Kedua, hal ini dialami juga oleh pendukung Arsenal pada musim lalu. Dalam benak mereka, Arsenal akan cocok dengan penyerang yang tidak egois, namun klinis dalam penyelesaian akhir. Penyerang tersebut juga harus tangguh dalam duel udara karena Arsenal punya banyak pemain yang bisa memanjakan penyerang tersebut. Benar-benar penyerang tipikal no. 9 murni.
Karim Benzema kemudian diisukan sedang dalam incaran Arsenal. Penyerang asal Prancis tersebut, dengan segala pengalamannya bersama Real Madrid, Olympique Lyon dan timnas Prancis, dianggap paling sesuai dengan skema yang diterapkan sang manajer, Arsene Wenger. Apalagi Wenger merupakan manajer yang suka pemain Prancis. Sangat cocok, bukan?
Tapi yang terjadi tidak sesuai harapan para pendukung The Gunners. Karena pemain baru yang didatangkan Arsenal pada bursa transfer musim panas lalu adalah Lucas Perez. Memang, Perez memilih no.9. Tapi secara permainan, Perez sangat jauh dengan Benzema. Apalagi Perez biasa ditempatkan pada pos gelandang serang.

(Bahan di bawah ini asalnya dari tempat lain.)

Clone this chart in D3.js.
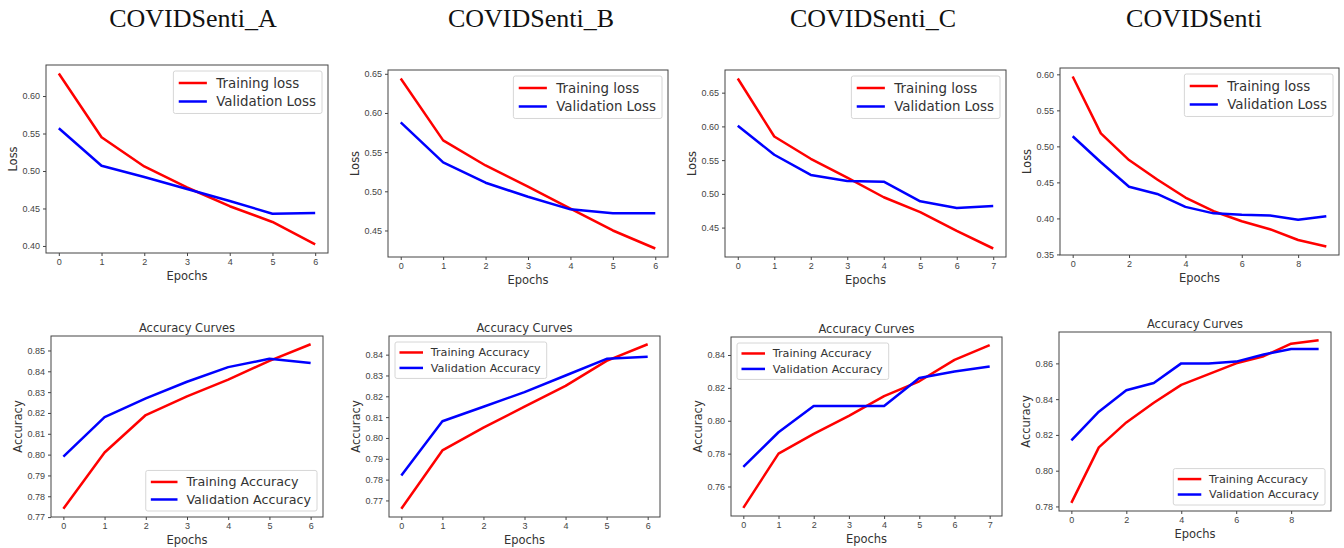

Sialnya, ketika musim berlangsung pun Lucas Perez tidak sesuai harapan pendukung Arsenal. Selain tidak mencetak banyak gol, Perez juga beberapa kali mengalami cedera. Puncaknya, Arsenal kembali gagal juara Liga Primer. Bahkan Arsenal tidak berlaga di Liga Champions musim depan. Kekecewaan pada ekspektasi yang sudah membumbung tinggi dalam diri para fans Arsenal pun semakin memuncak.
**
Pernah Mark Twain mengatakan bahwa, “Kenyataan (kebenaran) itu lebih aneh dari sebuah fiksi, karena fiksi harus manut pada sebuah pola, sedangkan kenyataan (kebenaran) itu tidak”. Itu pula yang terjadi dalam berbagai segi kehidupan, termasuk pemilihan aktor yang memerankan Dilan, serta bursa transfer pemain sepakbola.
Masa depan adalah sesuatu yang gelap, pun dengan masa lalu yang tak akan pernah bisa ditarik kembali. Akan selalu ada ketidakpastian, akan selalu ada kenyataan yang tidak berjalan sesuai dengan harapan dalam hidup. Kita sebagai manusia wajar untuk kecewa akan kenyataan yang kadang tak sesuai harapan tersebut. Karena ketidakpastian adalah sebuah keniscayaan, tapi menikmati sebuah ketidakpastian adalah seni dari menjalani sebuah kehidupan.